Cet élément de langage n'est d'ailleurs pas apparu avec l'union de la gauche pour les prochaines législatives. Il avait ainsi été employé par Manon Aubry, tête de liste de La France Insoumise pour les européennes, au moment de commenter les résultats du 9 juin, quelques minutes avant qu'Emmanuel Macron n'annonce la dissolution de l'Assemblée : "Le total des voix de l'extrême droite et la progression de ses idées prouvent que des pans entiers de notre système politique, médiatique et économique s'apprête à dire : 'plutôt Hitler que le Front populaire'."

À quoi fait exactement référence cette expression renvoyant près d'un siècle en arrière ? D'après l'économiste Maxime Combes, il s'agirait d'un slogan autour duquel se sont réunies différentes composantes de la droite et du patronat français dans la deuxième moitié des années 1930.

Plus précisément, l'expression désigne le choix de cette caste, prise en sandwich à l'époque entre un bloc de gauche incarné par le Front populaire et une extrême droite de plus en plus forte, de se tourner plutôt vers cette dernière, contribuant ainsi plus ou moins directement à la défaite de la France face au nazisme, à l'Occupation et à la Collaboration.

En termes de sources historiques, on trouve toutefois assez peu de traces de l'emploi de cette expression. D'après un article publié sur le site de la municipalité de Genève, elle serait apparue pour la première fois en décembre 1936 dans un lettre envoyée à L'Humanité par le comité central du Parti communiste allemand, où ce dernier fustige "ceux qui proclament : 'Plutôt Hitler que le Front populaire'".

Elle a ensuite été utilisée rétrospectivement dans plusieurs écrits de gauche, qui attribuent ce slogan tantôt aux élites économiques de la fin des années 1930, tantôt au régime de Vichy. Dans un cas comme dans l'autre cependant, les travaux des historiens n'ont pas permis de déterminer avec certitude si le slogan avait été véritablement employé en tant que tel.

De fait, il semble correspondre à l'état d'esprit de la droite et du patronat de l'époque, plutôt qu'à un réel élément de langage. C'est d'ailleurs en ce sens qu'il faut comprendre sa variante "plutôt Hitler que Léon Blum" (en référence au chef du gouvernement du Front populaire), utilisée en 1938 dans un article publié dans la revue Esprit par le fondateur de cette dernière, le philosophe Emmanuel Mounier.

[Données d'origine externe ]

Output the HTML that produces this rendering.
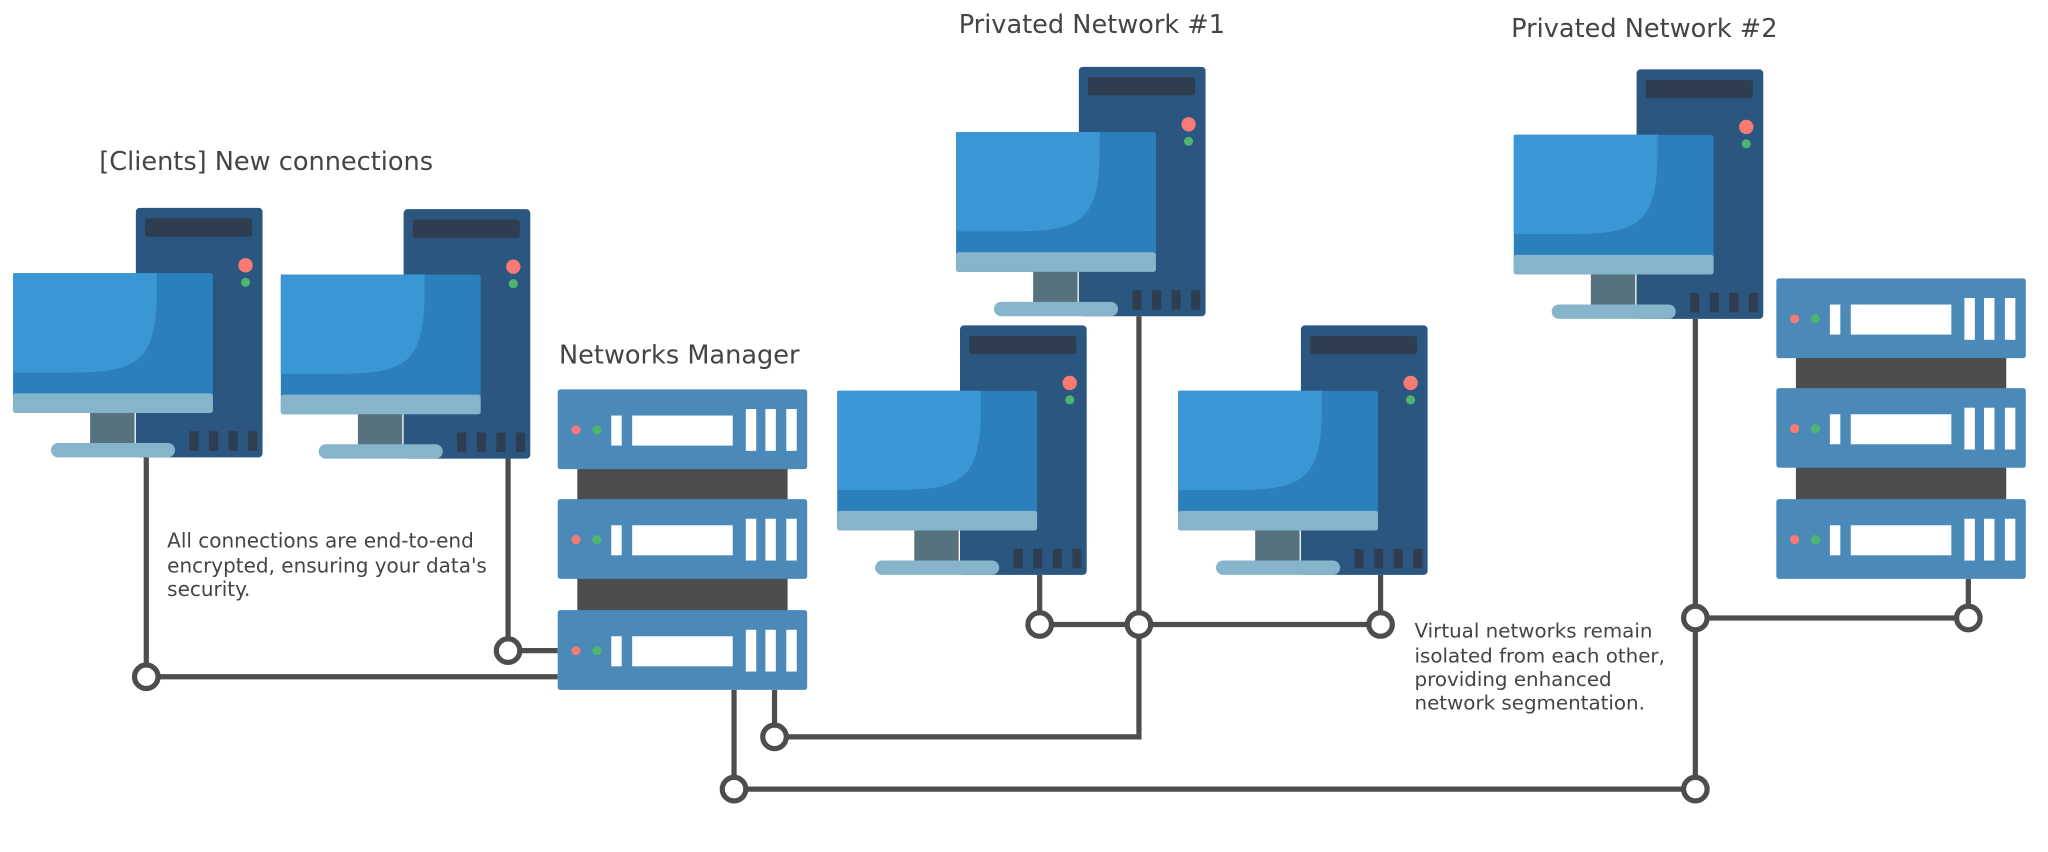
<!DOCTYPE html>
<html><head><meta charset="utf-8"><style>
html,body{margin:0;padding:0;background:#fff;}
svg{display:block;}
text{font-family:"DejaVu Sans","Liberation Sans",sans-serif;fill:#444;}
</style></head><body>
<svg width="2048" height="852" viewBox="0 0 1568 652" xmlns="http://www.w3.org/2000/svg">
<defs>
<g id="pc">
<rect x="0" y="0" width="97" height="191" rx="3" fill="#2a5680"/>
<rect x="7" y="8" width="82" height="14" rx="2" fill="#2e3e50"/>
<circle cx="84" cy="44" r="5.5" fill="#f77b73"/>
<circle cx="84" cy="57" r="3.5" fill="#4db56d"/>
<rect x="41" y="171" width="7" height="15" fill="#2e3e50"/>
<rect x="56" y="171" width="7" height="15" fill="#2e3e50"/>
<rect x="71" y="171" width="7" height="15" fill="#2e3e50"/>
<rect x="86" y="171" width="7" height="15" fill="#2e3e50"/>
<rect x="-94" y="50" width="153" height="107" rx="2" fill="#2b80bc"/>
<path d="M-94 50 H16 V62 C16 118 2 126 -50 126 H-94 Z" fill="#3b97d3"/>
<rect x="-94" y="142" width="153" height="15" rx="2" fill="#86b4cb"/>
<rect x="-35" y="157" width="34" height="24" fill="#55727e"/>
<rect x="-65" y="180" width="95" height="11" rx="5.5" fill="#86b4cb"/>
</g>
<g id="unit">
<rect x="0" y="0" width="191" height="61" rx="2" fill="#4a89b8"/>
<circle cx="14" cy="31" r="3.5" fill="#f77b73"/>
<circle cx="30" cy="31" r="3.5" fill="#4db56d"/>
<rect x="41" y="20" width="8" height="23" fill="#fff"/>
<rect x="57" y="20" width="77" height="23" fill="#fff"/>
<rect x="144" y="15" width="8" height="32" fill="#fff"/>
<rect x="159" y="15" width="8" height="32" fill="#fff"/>
<rect x="175" y="15" width="8" height="32" fill="#fff"/>
</g>
<g id="rack">
<rect x="15" y="55" width="161" height="40" fill="#4d4d4d"/>
<rect x="15" y="139" width="161" height="40" fill="#4d4d4d"/>
<use href="#unit" y="0"/>
<use href="#unit" y="84"/>
<use href="#unit" y="169"/>
</g>
</defs>

<g stroke="#4d4d4d" stroke-width="4" fill="none">
<path d="M112 350 V518 H427"/>
<path d="M389 350 V498 H427"/>
<path d="M593 528 V564 H872 V478"/>
<path d="M562 528 V604 H1298 V244"/>
<path d="M872 242 V478"/>
<path d="M796 440 V478 H1057 V440"/>
<path d="M1298 473 H1507 V443"/>
</g>

<use href="#pc" x="104" y="159"/>
<use href="#pc" x="309" y="160"/>
<use href="#pc" x="826" y="51"/>
<use href="#pc" x="735" y="249"/>
<use href="#pc" x="996" y="249"/>
<use href="#pc" x="1253" y="53"/>
<use href="#rack" x="427" y="298"/>
<use href="#rack" x="1360" y="213"/>

<g stroke="#4d4d4d" stroke-width="4" fill="#fff">
<circle cx="112" cy="518" r="9"/>
<circle cx="389" cy="498" r="9"/>
<circle cx="593" cy="564" r="9"/>
<circle cx="562" cy="604" r="9"/>
<circle cx="1298" cy="604" r="9"/>
<circle cx="1298" cy="473" r="9"/>
<circle cx="1507" cy="473" r="9"/>
<circle cx="796" cy="478" r="9"/>
<circle cx="872" cy="478" r="9"/>
<circle cx="1057" cy="478" r="9"/>
</g>

<text x="76" y="130" font-size="19.6">[Clients] New connections</text>
<text x="428" y="278" font-size="19.6">Networks Manager</text>
<text x="734" y="25" font-size="19.6">Privated Network #1</text>
<text x="1157" y="28" font-size="19.6">Privated Network #2</text>
<text font-size="15.3"><tspan x="128" y="419">All connections are end-to-end</tspan><tspan x="128" y="438">encrypted, ensuring your data's</tspan><tspan x="128" y="456">security.</tspan></text>
<text font-size="15.2"><tspan x="1083" y="488">Virtual networks remain</tspan><tspan x="1083" y="507">isolated from each other,</tspan><tspan x="1083" y="525">providing enhanced</tspan><tspan x="1083" y="543">network segmentation.</tspan></text>
</svg>
</body></html>
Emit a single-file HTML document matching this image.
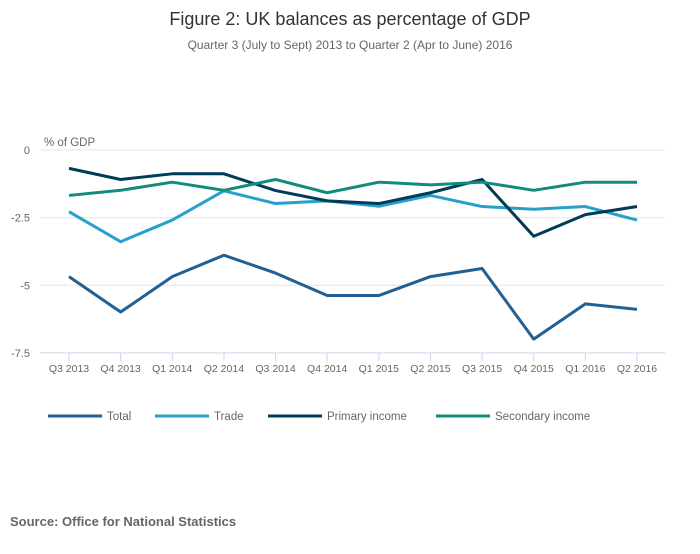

Dénonçant les compromissions de toute une partie de l'élite économique avec Adolf Hitler et le IIIe Reich, ce dernier se livre à une diatribe cinglante contenant notamment ces mots : "On ne comprendra rien au comportement de cette fraction de la bourgeoisie française si on ne l'entend murmurer à mi-voix 'Hitler plutôt que Blum'."

"Emmanuel Mounier était un chrétien-démocrate, un centriste, et sa revue Esprit était plutôt tiède, c'était tout sauf des gauchistes, précise l'historien Johan Chapoutot dans l'émission Au Poste. Avec cette formule, Mounier caractérise le choix qui a été fait par les possédants de privilégier la droite extrême et l’extrême droite contre la gauche, qui est à leurs yeux une abomination."

De nombreux travaux, comme ceux de l'historienne Annie Lacroix-Riz, attestent en effet de ces liaisons dangereuses entre les élites économiques, notamment françaises, et le nazisme dans les années 1930, qui ont contribué à précipiter l'Europe dans l'horreur de la Deuxième Guerre mondiale. Davantage qu'à un leitmotiv de l'époque, l'expression "plutôt Hitler que le Front populaire" renvoie donc à un constat historique : celui d'un patronat qui a préféré favoriser l'extrême droite plutôt que de céder aux revendications sociales de la gauche.

On comprend donc que cette expression résonne d'un sens particulier dans le contexte actuel, où de nombreuses voix de gauche alertent sur un rapprochement en cours entre l'extrême droite et les milieux patronaux et libéraux.